## [MATERIAL]
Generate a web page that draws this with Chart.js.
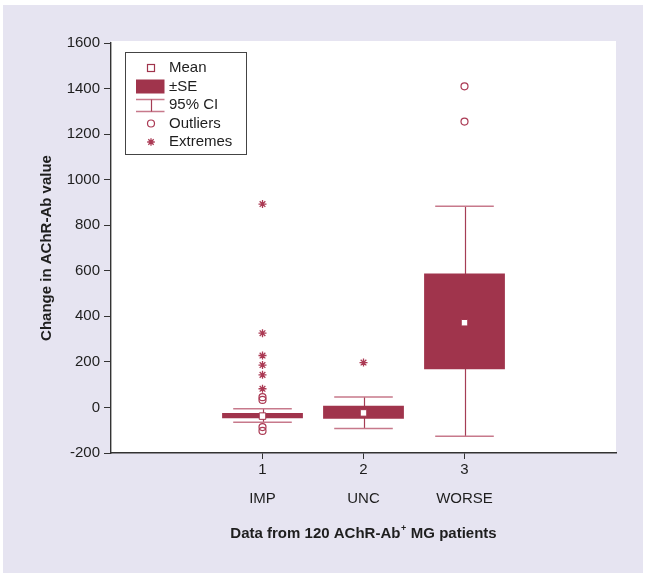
<!DOCTYPE html>
<html><head><meta charset="utf-8">
<script src="https://cdn.jsdelivr.net/npm/chart.js@4.4.1/dist/chart.umd.min.js"></script>
<style>html,body{margin:0;padding:0;background:#fff;}canvas{display:block;}</style>
</head><body>
<canvas id="c" width="649" height="579"></canvas>
<script>
// ---- data ----
const categories = ['IMP', 'UNC', 'WORSE'];
const groupPositions = [1, 2, 3];
const seLow = [-47, -50, 168];
const seHigh = [-24, 7, 588];
const meanValues = [-38, -24, 372];
const ciLow = [-65, -92, -127];
const ciHigh = [-6, 46, 883];
const outlierGroups = [1, 1, 1, 1, 3, 3];
const outlierValues = [45, 33, -86, -103, 1410, 1255];
const extremeGroups = [1, 1, 1, 1, 1, 1, 2];
const extremeValues = [893, 326, 228, 186, 143, 82, 197];
const yTickValues = [-200, 0, 200, 400, 600, 800, 1000, 1200, 1400, 1600];
const legendLabels = ['Mean', '\u00B1SE', '95% CI', 'Outliers', 'Extremes'];
const yTitle = 'Change in AChR-Ab value';
const xTitleParts = ['Data from 120 AChR-Ab', '+', ' MG patients'];

// ---- styles ----
const BOX = '#a0344c';
const CAP = '#c7798b';
const STEM = '#a53d55';
const MARK = '#ab3a54';
const AXIS = '#333333';
const TEXT = '#1e1e1e';
const LAV = '#e6e4f1';
const FONT = '"Liberation Sans", Arial, Helvetica, sans-serif';
const capHalf = 0.29;

const bgPlugin = {
  id: 'bg',
  beforeDraw(chart) {
    const { ctx, chartArea: a } = chart;
    ctx.save();
    ctx.fillStyle = '#ffffff';
    ctx.fillRect(0, 0, chart.width, chart.height);
    ctx.fillStyle = LAV;
    ctx.fillRect(3, 5, 640, 568);
    ctx.fillStyle = '#ffffff';
    ctx.fillRect(a.left, a.top - 2, a.right - a.left, a.bottom - a.top + 2);
    ctx.restore();
  }
};

const whiskerPlugin = {
  id: 'whiskers',
  beforeDatasetsDraw(chart) {
    const { ctx, scales: { x, y } } = chart;
    ctx.save();
    groupPositions.forEach((g, i) => {
      const cx = Math.round(x.getPixelForValue(g)) + 0.5;
      const yh = y.getPixelForValue(ciHigh[i]);
      const yl = y.getPixelForValue(ciLow[i]);
      ctx.strokeStyle = STEM; ctx.lineWidth = 1.2;
      ctx.beginPath(); ctx.moveTo(cx, yh); ctx.lineTo(cx, yl); ctx.stroke();
      const l = x.getPixelForValue(g - capHalf), r = x.getPixelForValue(g + capHalf);
      ctx.strokeStyle = CAP; ctx.lineWidth = 1.5;
      ctx.beginPath();
      ctx.moveTo(l, yh); ctx.lineTo(r, yh);
      ctx.moveTo(l, yl); ctx.lineTo(r, yl);
      ctx.stroke();
    });
    ctx.restore();
  }
};

function drawStar(ctx, x, y, r) {
  ctx.beginPath();
  for (let k = 0; k < 4; k++) {
    const ang = k * Math.PI / 4;
    ctx.moveTo(x - r * Math.cos(ang), y - r * Math.sin(ang));
    ctx.lineTo(x + r * Math.cos(ang), y + r * Math.sin(ang));
  }
  ctx.stroke();
}

const decorPlugin = {
  id: 'decor',
  afterDraw(chart) {
    const { ctx, chartArea: a } = chart;
    ctx.save();
    ctx.fillStyle = TEXT;
    // y title
    ctx.font = 'bold 15px ' + FONT;
    ctx.textAlign = 'center'; ctx.textBaseline = 'middle';
    ctx.save();
    ctx.translate(47, (a.top + a.bottom) / 2);
    ctx.rotate(-Math.PI / 2);
    ctx.fillText(yTitle, 0, 0);
    ctx.restore();
    // x title with superscript
    ctx.textAlign = 'left';
    const big = 'bold 15px ' + FONT, small = 'bold 9px ' + FONT;
    ctx.font = big; const w0 = ctx.measureText(xTitleParts[0]).width;
    const w2 = ctx.measureText(xTitleParts[2]).width;
    ctx.font = small; const w1 = ctx.measureText(xTitleParts[1]).width + 1;
    let tx = (a.left + a.right) / 2 - (w0 + w1 + w2) / 2;
    const ty = 534;
    ctx.font = big; ctx.fillText(xTitleParts[0], tx, ty); tx += w0;
    ctx.font = small; ctx.fillText(xTitleParts[1], tx + 0.5, ty - 5); tx += w1;
    ctx.font = big; ctx.fillText(xTitleParts[2], tx, ty);
    // legend
    ctx.fillStyle = '#ffffff';
    ctx.fillRect(125, 52, 122, 103);
    ctx.strokeStyle = '#444'; ctx.lineWidth = 1;
    ctx.strokeRect(125.5, 52.5, 121, 102);
    const rows = [68, 86.5, 105, 123.5, 142];
    const mx = 151;
    // mean
    ctx.fillStyle = '#fff'; ctx.strokeStyle = BOX; ctx.lineWidth = 1.2;
    ctx.fillRect(147.5, 64.5, 7, 7); ctx.strokeRect(147.5, 64.5, 7, 7);
    // SE
    ctx.fillStyle = BOX; ctx.fillRect(136, 79.5, 28.5, 14);
    // CI
    ctx.strokeStyle = CAP; ctx.lineWidth = 1.5;
    ctx.beginPath(); ctx.moveTo(136, 99.5); ctx.lineTo(164.5, 99.5);
    ctx.moveTo(136, 111.5); ctx.lineTo(164.5, 111.5); ctx.stroke();
    ctx.strokeStyle = STEM; ctx.lineWidth = 1.2;
    ctx.beginPath(); ctx.moveTo(mx + 0.5, 99.5); ctx.lineTo(mx + 0.5, 111.5); ctx.stroke();
    // outlier
    ctx.strokeStyle = MARK; ctx.lineWidth = 1.2;
    ctx.beginPath(); ctx.arc(mx, rows[3], 3.5, 0, Math.PI * 2); ctx.stroke();
    // extreme
    ctx.lineWidth = 1.3; drawStar(ctx, mx, rows[4], 3.8);
    ctx.fillStyle = TEXT; ctx.font = '15px ' + FONT;
    ctx.textAlign = 'left'; ctx.textBaseline = 'middle';
    legendLabels.forEach((t, i) => ctx.fillText(t, 169, rows[i]));
    ctx.restore();
  }
};

new Chart(document.getElementById('c'), {
  type: 'bar',
  data: {
    datasets: [
      {
        type: 'bar', order: 4,
        data: groupPositions.map((g, i) => ({ x: g, y: [seLow[i], seHigh[i]] })),
        backgroundColor: BOX, borderWidth: 0,
        barPercentage: 1, categoryPercentage: 0.8
      },
      {
        type: 'scatter', order: 2,
        data: outlierGroups.map((g, i) => ({ x: g, y: outlierValues[i] })),
        pointStyle: 'circle', radius: 3.5, borderWidth: 1.2,
        borderColor: MARK, backgroundColor: 'rgba(255,255,255,0)'
      },
      {
        type: 'scatter', order: 1,
        data: extremeGroups.map((g, i) => ({ x: g, y: extremeValues[i] })),
        pointStyle: 'star', radius: 4, borderWidth: 1.3,
        borderColor: MARK, backgroundColor: MARK
      },
      {
        type: 'scatter', order: 0,
        data: groupPositions.map((g, i) => ({ x: g, y: meanValues[i] })),
        pointStyle: 'rect', radius: 4.6, borderWidth: 1,
        borderColor: BOX, backgroundColor: '#ffffff'
      }
    ]
  },
  options: {
    responsive: false, animation: false, events: [],
    layout: { padding: { top: 43, right: 33, bottom: 0, left: 0 } },
    plugins: { legend: { display: false }, tooltip: { enabled: false } },
    scales: {
      x: {
        type: 'linear', min: -0.5, max: 4.5, offset: false,
        afterBuildTicks: s => { s.ticks = groupPositions.map(v => ({ value: v })); },
        afterFit: s => { s.height = 126; },
        ticks: {
          autoSkip: false, maxRotation: 0, padding: 4, color: TEXT,
          font: { family: FONT, size: 15, lineHeight: 0.95 },
          callback: v => [String(v), '', categories[groupPositions.indexOf(v)]]
        },
        grid: { drawOnChartArea: false, offset: false, tickLength: 6, color: AXIS, lineWidth: 1 },
        border: { color: AXIS, width: 1.4 }
      },
      y: {
        type: 'linear', min: -200, max: 1600,
        afterBuildTicks: s => { s.ticks = yTickValues.map(v => ({ value: v })); },
        afterFit: s => { s.width = 111; },
        ticks: { padding: 4, color: TEXT, font: { family: FONT, size: 15 }, callback: v => String(v) },
        grid: { drawOnChartArea: false, tickLength: 7, color: AXIS, lineWidth: 1 },
        border: { color: AXIS, width: 1.4 }
      }
    }
  },
  plugins: [bgPlugin, whiskerPlugin, decorPlugin]
});
</script>
</body></html>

## [WHAT YOU NEED TO DO]
Reproduce the material above exactly, first line through the line that contains "const capHalf = 0.29;", minus the pictures.

## [SOLVED EXERCISE]
Generate a web page that draws this with Chart.js.
<!DOCTYPE html>
<html><head><meta charset="utf-8">
<script src="https://cdn.jsdelivr.net/npm/chart.js@4.4.1/dist/chart.umd.min.js"></script>
<style>html,body{margin:0;padding:0;background:#fff;}canvas{display:block;}</style>
</head><body>
<canvas id="c" width="649" height="579"></canvas>
<script>
// ---- data ----
const categories = ['IMP', 'UNC', 'WORSE'];
const groupPositions = [1, 2, 3];
const seLow = [-47, -50, 168];
const seHigh = [-24, 7, 588];
const meanValues = [-38, -24, 372];
const ciLow = [-65, -92, -127];
const ciHigh = [-6, 46, 883];
const outlierGroups = [1, 1, 1, 1, 3, 3];
const outlierValues = [45, 33, -86, -103, 1410, 1255];
const extremeGroups = [1, 1, 1, 1, 1, 1, 2];
const extremeValues = [893, 326, 228, 186, 143, 82, 197];
const yTickValues = [-200, 0, 200, 400, 600, 800, 1000, 1200, 1400, 1600];
const legendLabels = ['Mean', '\u00B1SE', '95% CI', 'Outliers', 'Extremes'];
const yTitle = 'Change in AChR-Ab value';
const xTitleParts = ['Data from 120 AChR-Ab', '+', ' MG patients'];

// ---- styles ----
const BOX = '#a0344c';
const CAP = '#c7798b';
const STEM = '#a53d55';
const MARK = '#ab3a54';
const AXIS = '#333333';
const TEXT = '#1e1e1e';
const LAV = '#e6e4f1';
const FONT = '"Liberation Sans", Arial, Helvetica, sans-serif';
const capHalf = 0.29;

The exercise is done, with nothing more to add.